Dann Corbit wrote:Uri Blass wrote:Dann Corbit wrote:I think that when the board is cluttered, the best moves are often missed.
So that if you had a 64 CPU version of Rybka, it will find moves that single CPU Rybka missed and beat it handily. So the choices Rybka makes are not perfect or even nearly perfect. I also think that chess programs can improve by hundreds of Elo still.
I think that perfect play might be as difficult to achieve as proving the game. Note that I think that these are two completely different problems.
Chess is a game when one mistake may be enough to lose so you do not need many mistakes of the opponent to be significantly stronger than the opponent by hundreds of elo.
I do not believe that engines make mistakes that change the theoretical result of the game in 30% of their moves.
If you talk about games that are not draw than in part of the games
the loser did only one mistake and it was enough to lose.
If you talk about drawn games
I even suspect that part of the engine-engine games are perfect games in the meaning that no move changes the theoretical result of the game.
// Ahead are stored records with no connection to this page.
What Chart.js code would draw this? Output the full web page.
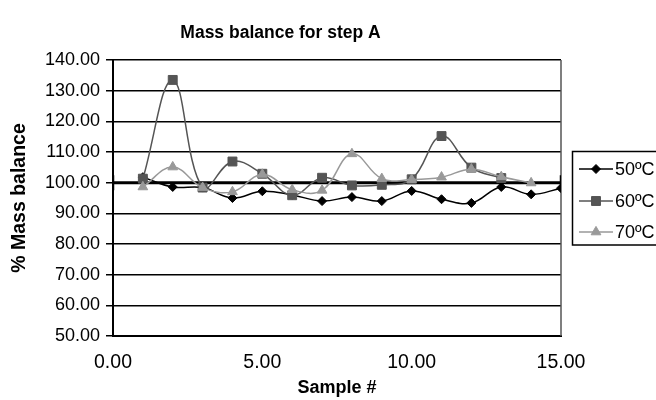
<!DOCTYPE html>
<html>
<head>
<meta charset="utf-8">
<script src="https://cdn.jsdelivr.net/npm/chart.js@4/dist/chart.umd.min.js"></script>
<style>
  html, body { margin: 0; padding: 0; background: #fff; }
  #wrap { width: 656px; height: 400px; }
</style>
</head>
<body>
<div id="wrap"><canvas id="myChart" width="656" height="400"></canvas></div>
<script>
// Mass balance per sample, step A
const seriesNames = ['50ºC', '60ºC', '70ºC'];
const samples50 = [1, 2, 3, 4, 5, 6, 7, 8, 9, 10, 11, 12, 13, 14, 15];
const balance50 = [101.8, 98.6, 98.4, 95.0, 97.2, 96.0, 94.0, 95.3, 94.0, 97.3, 94.6, 93.4, 98.6, 96.2, 98.2];
const samples60 = [1, 2, 3, 4, 5, 6, 7, 8, 9, 10, 11, 12, 13];
const balance60 = [101.3, 133.5, 98.4, 106.9, 102.9, 95.9, 101.6, 99.1, 99.3, 101.1, 115.2, 104.9, 101.5];
const samples70 = [1, 2, 3, 4, 5, 6, 7, 8, 9, 10, 11, 12, 13, 14];
const balance70 = [98.6, 105.1, 98.4, 97.0, 102.7, 97.7, 97.5, 109.4, 101.3, 101.0, 101.8, 104.4, 101.9, 99.9];
// 100 % reference line
const refX = [0, 15];
const refY = [100, 100];
const xTicks = [0, 5, 10, 15];
const yTicks = [50, 60, 70, 80, 90, 100, 110, 120, 130, 140];

const FONT = "'Liberation Sans', Arial, sans-serif";

function toPoints(xs, ys) {
  return xs.map((x, i) => ({ x: x, y: ys[i] }));
}

const seriesStyles = [
  { color: '#000000', pointStyle: 'rectRot', radius: 4.5 },
  { color: '#555555', pointStyle: 'rect', radius: 6.3 },
  { color: '#999999', pointStyle: 'triangle', radius: 5.6 }
];
const seriesData = [
  toPoints(samples50, balance50),
  toPoints(samples60, balance60),
  toPoints(samples70, balance70)
];

const datasets = seriesNames.map((name, i) => ({
  label: name,
  data: seriesData[i],
  borderColor: seriesStyles[i].color,
  backgroundColor: seriesStyles[i].color,
  pointStyle: seriesStyles[i].pointStyle,
  pointRadius: seriesStyles[i].radius,
  pointBorderWidth: 1,
  borderWidth: 1.5,
  tension: 0.4,
  showLine: true,
  order: 2 - i
}));

datasets.push({
  label: 'ref',
  data: toPoints(refX, refY),
  borderColor: '#000000',
  backgroundColor: '#000000',
  borderWidth: 3,
  pointStyle: 'line',
  pointRotation: 90,
  pointRadius: 7.5,
  pointBorderWidth: 2.5,
  showLine: true,
  order: 10
});

// Right frame edge and boxed legend
const framePlugin = {
  id: 'frame',
  beforeDatasetsDraw(chart) {
    const { ctx, chartArea } = chart;
    ctx.save();
    ctx.strokeStyle = '#555555';
    ctx.lineWidth = 1.5;
    ctx.beginPath();
    ctx.moveTo(chartArea.right, chartArea.top);
    ctx.lineTo(chartArea.right, chartArea.bottom);
    ctx.stroke();
    ctx.restore();
  },
  afterDraw(chart) {
    const ctx = chart.ctx;
    ctx.save();
    ctx.strokeStyle = '#000000';
    ctx.lineWidth = 1.5;
    ctx.strokeRect(572.5, 151.5, 100, 93.5);
    const rows = [169, 201, 232];
    seriesNames.forEach((name, i) => {
      const st = seriesStyles[i];
      const y = rows[i];
      ctx.strokeStyle = st.color;
      ctx.fillStyle = st.color;
      ctx.lineWidth = 1.5;
      ctx.beginPath();
      ctx.moveTo(579, y);
      ctx.lineTo(613, y);
      ctx.stroke();
      if (Chart.helpers && Chart.helpers.drawPoint) {
        ctx.lineWidth = 1;
        Chart.helpers.drawPoint(ctx, { pointStyle: st.pointStyle, radius: st.radius, rotation: 0, borderWidth: 1 }, 596, y);
      }
      ctx.fillStyle = '#000000';
      ctx.font = '18px ' + FONT;
      ctx.textAlign = 'left';
      ctx.textBaseline = 'middle';
      ctx.fillText(name, 615, y + 1);
    });
    ctx.restore();
  }
};

const ctx = document.getElementById('myChart').getContext('2d');
new Chart(ctx, {
  type: 'scatter',
  data: { datasets: datasets },
  plugins: [framePlugin],
  options: {
    responsive: false,
    animation: false,
    layout: { padding: { left: 0, right: 95, top: 0, bottom: 0 } },
    plugins: {
      legend: { display: false },
      tooltip: { enabled: false },
      title: {
        display: true,
        text: 'Mass balance for step A',
        color: '#000000',
        font: { family: FONT, size: 17.5, weight: 'bold' },
        padding: { top: 22.5, bottom: 16.5 }
      }
    },
    scales: {
      x: {
        type: 'linear',
        min: 0,
        max: 15,
        afterFit(scale) { scale.height = 64; },
        afterBuildTicks(scale) { scale.ticks = xTicks.map(v => ({ value: v })); },
        ticks: {
          color: '#000000',
          font: { family: FONT, size: 19.5 },
          maxRotation: 0,
          padding: 15,
          callback: v => Number(v).toFixed(2)
        },
        grid: { display: false, drawTicks: false },
        border: { display: true, color: '#000000', width: 2 },
        title: {
          display: true,
          text: 'Sample #',
          color: '#000000',
          font: { family: FONT, size: 18, weight: 'bold' },
          padding: { top: 0, bottom: 1 }
        }
      },
      y: {
        type: 'linear',
        min: 50,
        max: 140,
        afterFit(scale) { scale.width = 113; },
        afterBuildTicks(scale) { scale.ticks = yTicks.map(v => ({ value: v })); },
        ticks: {
          color: '#000000',
          font: { family: FONT, size: 18 },
          padding: 6,
          callback: v => Number(v).toFixed(2)
        },
        grid: { color: '#000000', lineWidth: 1.5, tickLength: 7 },
        border: { display: true, color: '#000000', width: 2 },
        title: {
          display: true,
          text: '% Mass balance',
          color: '#000000',
          font: { family: FONT, size: 19.5, weight: 'bold' },
          padding: { top: 8, bottom: 0 }
        }
      }
    }
  }
});
</script>
</body>
</html>
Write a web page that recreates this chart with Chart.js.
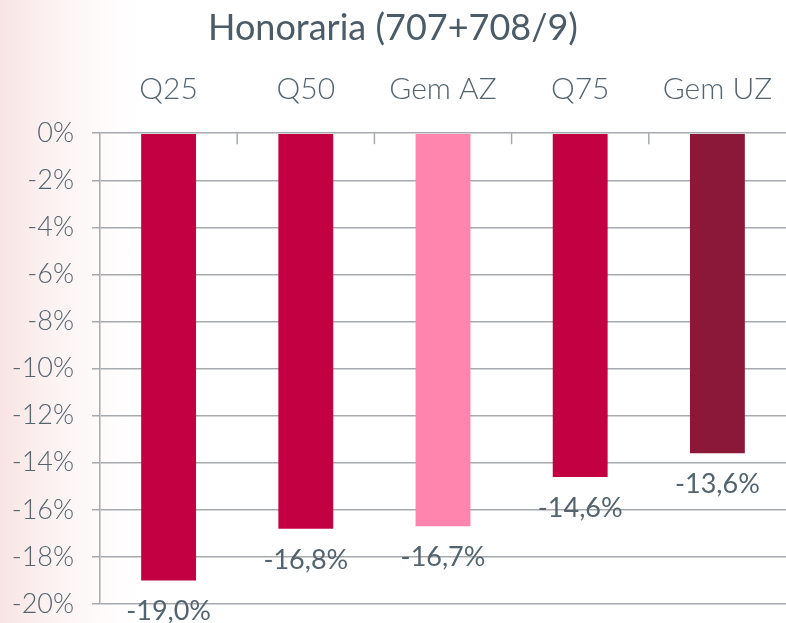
<!DOCTYPE html>
<html>
<head>
<meta charset="utf-8">
<script src="https://cdn.jsdelivr.net/npm/chart.js@4"></script>
<style>
  html, body { margin: 0; padding: 0; }
  body {
    width: 786px; height: 623px; overflow: hidden;
    background: linear-gradient(to right, #f8e4e4 0%, #fcf1f1 6%, #fefafa 12%, #ffffff 18%);
  }
  #wrap { position: relative; width: 786px; height: 623px; }
</style>
</head>
<body>
<div id="wrap"><canvas id="honChart"></canvas></div>
<script>
// Honoraria (707+708/9) - verandering per groep

const categories = ['Q25', 'Q50', 'Gem AZ', 'Q75', 'Gem UZ'];
const changes = [-19.0, -16.8, -16.7, -14.6, -13.6];
const barColors = ['#c30042', '#c30042', '#ff85ae', '#c30042', '#8c1839'];
const yTicks = [0, -2, -4, -6, -8, -10, -12, -14, -16, -18, -20];

const textColor = '#53646f';
const gridColor = '#a6aaae';
const fontFam = 'Lato, "Open Sans", sans-serif';

function fmtPct(v, dec) {
    return v.toFixed(dec).replace('.', ',') + '%';
}

// kleine streepjes tussen de categorieen (naar beneden, vanaf de 0%-lijn)
const catTicks = {
    id: 'catTicks',
    afterDraw(chart) {
        const x = chart.scales.x;
        const top = chart.chartArea.top;
        const ctx = chart.ctx;
        ctx.save();
        ctx.strokeStyle = gridColor;
        ctx.lineWidth = 1.5;
        for (let i = 1; i < categories.length; i++) {
            const px = (x.getPixelForValue(i - 1) + x.getPixelForValue(i)) / 2;
            ctx.beginPath();
            ctx.moveTo(px, top);
            ctx.lineTo(px, top + 11);
            ctx.stroke();
        }
        ctx.restore();
    }
};

// waardelabels onder de balken
const valueLabels = {
    id: 'valueLabels',
    afterDatasetsDraw(chart) {
        const ctx = chart.ctx;
        const meta = chart.getDatasetMeta(0);
        ctx.save();
        ctx.font = '400 27px ' + fontFam;
        ctx.fillStyle = textColor;
        ctx.textAlign = 'center';
        ctx.textBaseline = 'alphabetic';
        meta.data.forEach((bar, i) => {
            ctx.fillText(fmtPct(changes[i], 1), bar.x, bar.y + 40);
        });
        ctx.restore();
    }
};

const ctx = document.getElementById('honChart').getContext('2d');
new Chart(ctx, {
    type: 'bar',
    data: {
        labels: categories,
        datasets: [{
            data: changes,
            backgroundColor: barColors,
            borderWidth: 0,
            barPercentage: 0.4,
            categoryPercentage: 1.0
        }]
    },
    options: {
        responsive: true,
        maintainAspectRatio: false,
        animation: false,
        layout: { padding: { left: 0, right: 0, top: 0, bottom: 19 } },
        scales: {
            x: {
                position: 'top',
                grid: { display: false, drawTicks: false },
                border: { display: false },
                ticks: {
                    color: textColor,
                    font: { family: fontFam, size: 30, weight: 300 },
                    padding: 26
                },
                afterFit(scale) {
                    scale.height = 83;
                    scale.paddingLeft = 0;
                    scale.paddingRight = 0;
                }
            },
            y: {
                min: -20,
                max: 0,
                afterBuildTicks(scale) {
                    scale.ticks = yTicks.map(v => ({ value: v }));
                },
                grid: {
                    color: gridColor,
                    lineWidth: 1.5,
                    tickLength: 8
                },
                border: { display: true, color: gridColor, width: 1.5 },
                ticks: {
                    color: textColor,
                    font: { family: fontFam, size: 27, weight: 300 },
                    padding: 18,
                    callback: v => v + '%'
                },
                afterFit(scale) {
                    scale.width = 100;
                    scale.paddingTop = 0;
                    scale.paddingBottom = 0;
                }
            }
        },
        plugins: {
            legend: { display: false },
            tooltip: { enabled: false },
            title: {
                display: true,
                text: 'Honoraria (707+708/9)',
                color: '#4b5b67',
                font: { family: fontFam, size: 36, weight: 400 },
                padding: { top: 7, bottom: 0 }
            }
        }
    },
    plugins: [catTicks, valueLabels]
});
</script>
</body>
</html>
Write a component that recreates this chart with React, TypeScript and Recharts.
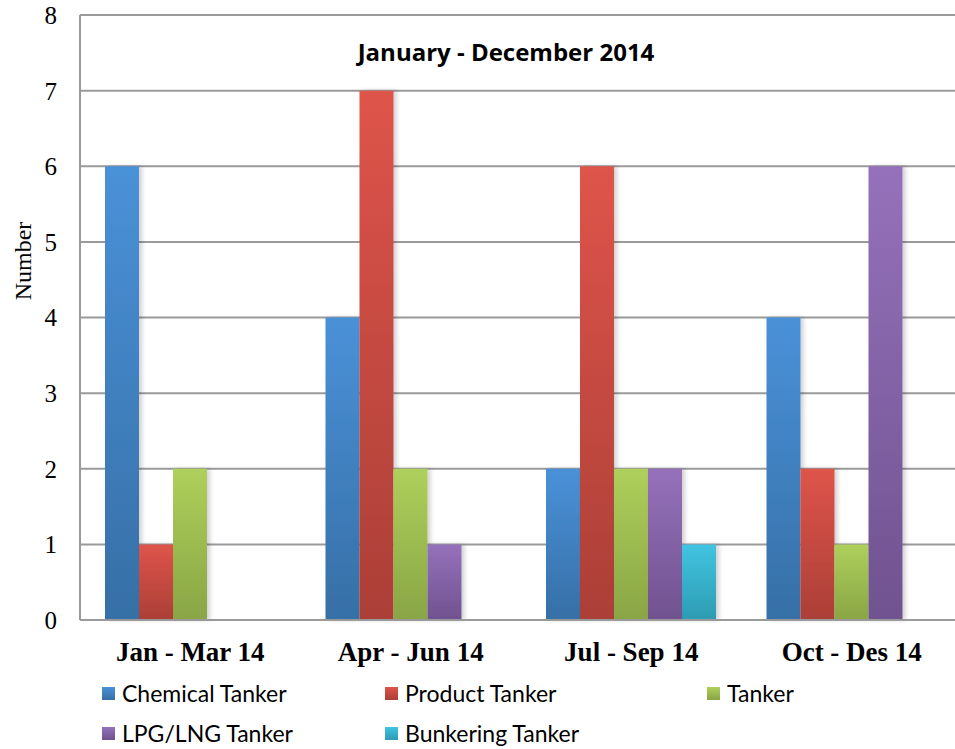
import { BarChart, Bar, XAxis, YAxis, CartesianGrid } from 'recharts'

const quarters = ['Jan - Mar 14', 'Apr - Jun 14', 'Jul - Sep 14', 'Oct - Des 14']
const chemical = [6, 4, 2, 4]
const product = [1, 7, 6, 2]
const tanker = [2, 2, 2, 1]
const lpg = [0, 1, 2, 6]
const bunkering = [0, 0, 1, 0]
const yTicks = [0, 1, 2, 3, 4, 5, 6, 7, 8]

const SERIES = [
  { key: 'chemical', name: 'Chemical Tanker', top: '#4a91d8', bottom: '#366fa6' },
  { key: 'product', name: 'Product Tanker', top: '#de544a', bottom: '#ab3f37' },
  { key: 'tanker', name: 'Tanker', top: '#aed05b', bottom: '#89a545' },
  { key: 'lpg', name: 'LPG/LNG Tanker', top: '#9571bb', bottom: '#70528f' },
  { key: 'bunkering', name: 'Bunkering Tanker', top: '#41c4e1', bottom: '#2d9bb2' },
]

const data = quarters.map((q, i) => ({
  quarter: q,
  chemical: chemical[i],
  product: product[i],
  tanker: tanker[i],
  lpg: lpg[i],
  bunkering: bunkering[i],
}))

// legend rows as in the original (3 columns)
const LEGEND_POS = [
  { left: 102, top: 693 },
  { left: 385, top: 693 },
  { left: 707, top: 693 },
  { left: 102, top: 733 },
  { left: 385, top: 733 },
]

export default function App() {
  return (
    <div style={{ position: 'absolute', left: 0, top: 0, width: 955, height: 749, overflow: 'hidden', background: '#fff' }}>
      <BarChart
        width={962}
        height={749}
        data={data}
        margin={{ top: 15, right: 0, left: 0, bottom: 0 }}
        barGap={0}
        barCategoryGap={25}
      >
        <defs>
          {SERIES.map((s) => (
            <linearGradient key={s.key} id={`grad-${s.key}`} x1="0" y1="0" x2="0" y2="1">
              <stop offset="0%" stopColor={s.top} />
              <stop offset="100%" stopColor={s.bottom} />
            </linearGradient>
          ))}
          <filter id="barShadow" x="-20%" y="-5%" width="150%" height="110%">
            <feDropShadow dx="3" dy="0" stdDeviation="2" floodColor="#000" floodOpacity="0.18" />
          </filter>
        </defs>
        <CartesianGrid vertical={false} stroke="#9a9a9a" strokeWidth={2} />
        <XAxis
          dataKey="quarter"
          height={129}
          tickLine={false}
          tickSize={0}
          tickMargin={22}
          axisLine={{ stroke: '#9a9a9a', strokeWidth: 2 }}
          tick={{ fill: '#000', fontFamily: '"Liberation Serif", serif', fontWeight: 700, fontSize: 27 }}
        />
        <YAxis
          width={80}
          domain={[0, 8]}
          ticks={yTicks}
          interval={0}
          tickLine={false}
          tickSize={0}
          tickMargin={23}
          axisLine={{ stroke: '#9a9a9a', strokeWidth: 2 }}
          tick={{ fill: '#000', fontFamily: '"Liberation Serif", serif', fontSize: 25 }}
          label={{
            content: () => (
              <text
                x={23}
                y={261}
                transform="rotate(-90 23 261)"
                textAnchor="middle"
                dominantBaseline="central"
                fontFamily='"Liberation Serif", serif'
                fontSize={24}
                fill="#000"
              >
                Number
              </text>
            ),
          }}
        />
        {SERIES.map((s) => (
          <Bar
            key={s.key}
            dataKey={s.key}
            name={s.name}
            fill={`url(#grad-${s.key})`}
            filter="url(#barShadow)"
            isAnimationActive={false}
          />
        ))}
        <text
          x={506}
          y={51}
          textAnchor="middle"
          dominantBaseline="central"
          fontFamily='"Open Sans", sans-serif'
          fontWeight={700}
          fontSize={24}
          fill="#000"
        >
          January - December 2014
        </text>
      </BarChart>
      {SERIES.map((s, i) => (
        <div
          key={s.key}
          style={{
            position: 'absolute',
            left: LEGEND_POS[i].left,
            top: LEGEND_POS[i].top - 15,
            height: 30,
            display: 'flex',
            alignItems: 'center',
            fontFamily: 'Lato, sans-serif',
            fontSize: 23,
            color: '#000',
            whiteSpace: 'nowrap',
          }}
        >
          <span
            style={{
              display: 'inline-block',
              width: 13,
              height: 13,
              marginRight: 7,
              background: `linear-gradient(${s.top}, ${s.bottom})`,
            }}
          />
          {s.name}
        </div>
      ))}
    </div>
  )
}
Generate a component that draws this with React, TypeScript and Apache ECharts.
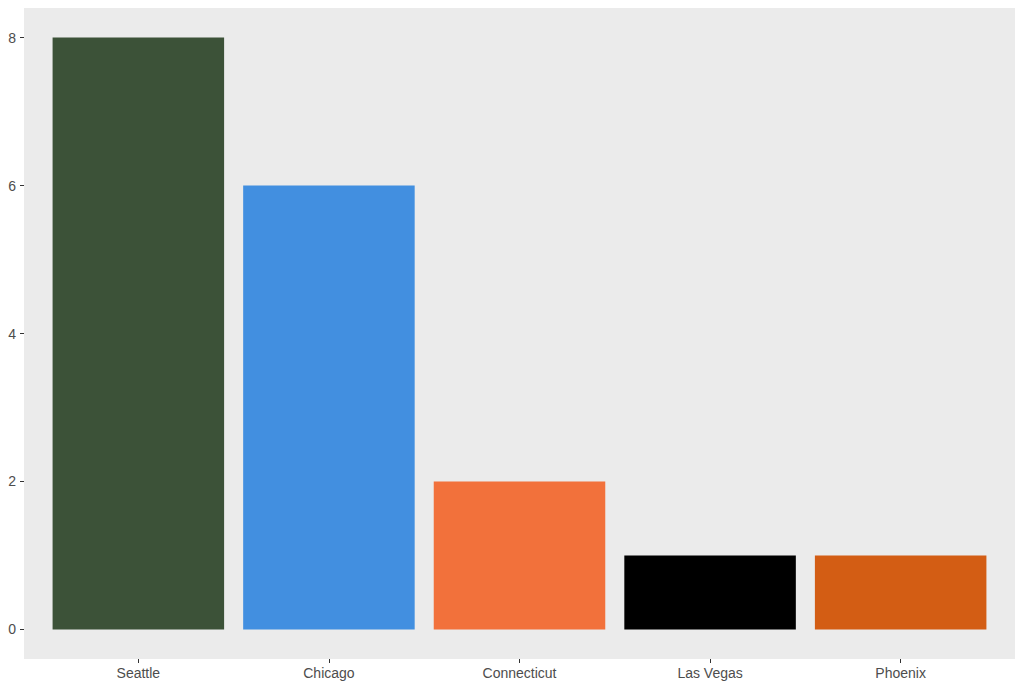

It does not mean that the games include no practical mistakes that make the life of the opponent easier to draw but even if we talk about practical mistake(term that is not defined) then 30% seems to me an estimate that is too high.
Uri
When I say a mistake, I do not necessarily mean going from a winning move to a losing move, but perhaps getting a 0.03 pawn advantage when they could have had a .07 pawn advantage. Tiny advantages can add up over time because of better development or board control or whatever.
If you take every position in a game of Rybka verses Rybka at 40/2hrs, and then analyze each position for 24 hours, I think at least 30% of them will be different moves. That is what I mean by making a mistake. Now, it may be that only 2 moves by the losing side were the real cause of the loss, but which two of them is very hard to know a-priori.
I agree with you that if you let a program such as Rybka think for 24 hours of search it might select a different move than the move selected after 2 minutes of search about 30% of the time (it will of course depend on the game, in very highly tactical games the percent would probably be much lower).
However defining moves that are abandoned after a 24 hour search as mistakes is, IMO, not a very satisfactory definition of mistake. If you let the same program search for 2 years (about the same ratio to 1 day as 1 day is to two minutes) you would likely see almost the same 30% frequency of change in selected moves ... and many times you could see the 2 year move end up being the same as the 2 minute move, even in cases where the 24 hour move was different from the two minute one. For example there are many trivially drawn positions, where virtually no program would ever lose, but where the selected move will jump around and also the evaluations will jump around a few centipawns.
Also what if program A selects move alpha after 2 minutes, but move beta after 24 hours; but equally strong program B selects move beta after 2 minutes and move alpha after 24 hours ... which move is the mistake?
And your definition of mistake also fails to consider factors such as who is the opponent. For example some programs (let's say program A) will always try to avoid locked positions since they want to maximize how well they do against humans. If a different program that is usually stronger against other programs (let's say program B) does not avoid the locked position and usually beats program A in head to head matches, but does less well than program A against humans, is it program A or program B that makes a mistake when there is the opportunity to close the position or keep it open?
Also many of the "tiny advantages" that "can add up over time because of better development or board control or whatever" are not relevant to the positions at hand. Programmers will program in factors like center control, rooks on the 7th rank, degree of advancement of passed pawns, mobility, king safety etc. etc. etc. etc. because these very frequently are relevant. But there are also frequently positions where one or two of these "tiny advantages" are actually totally irrelevant to the position and a program changing it's mind about these factors is really just producing a certain amount of what might be considered noise in its evaluations (and thus also move selections).
Also there are some programs that seem to change their mind more often than other equally highly rated programs. Your definition of mistake would indicate that a program that changes its mind frequently makes more mistakes, but program ratings don't seem to bear that out.
For all these reasons and more, I think the idea of defining what constitutes a mistake (beyond moves that change the game theoretic result) is both very difficult and also inherently somewhat subjective. And I also think that for most reasonable definitions of mistake the 30% figure is too high.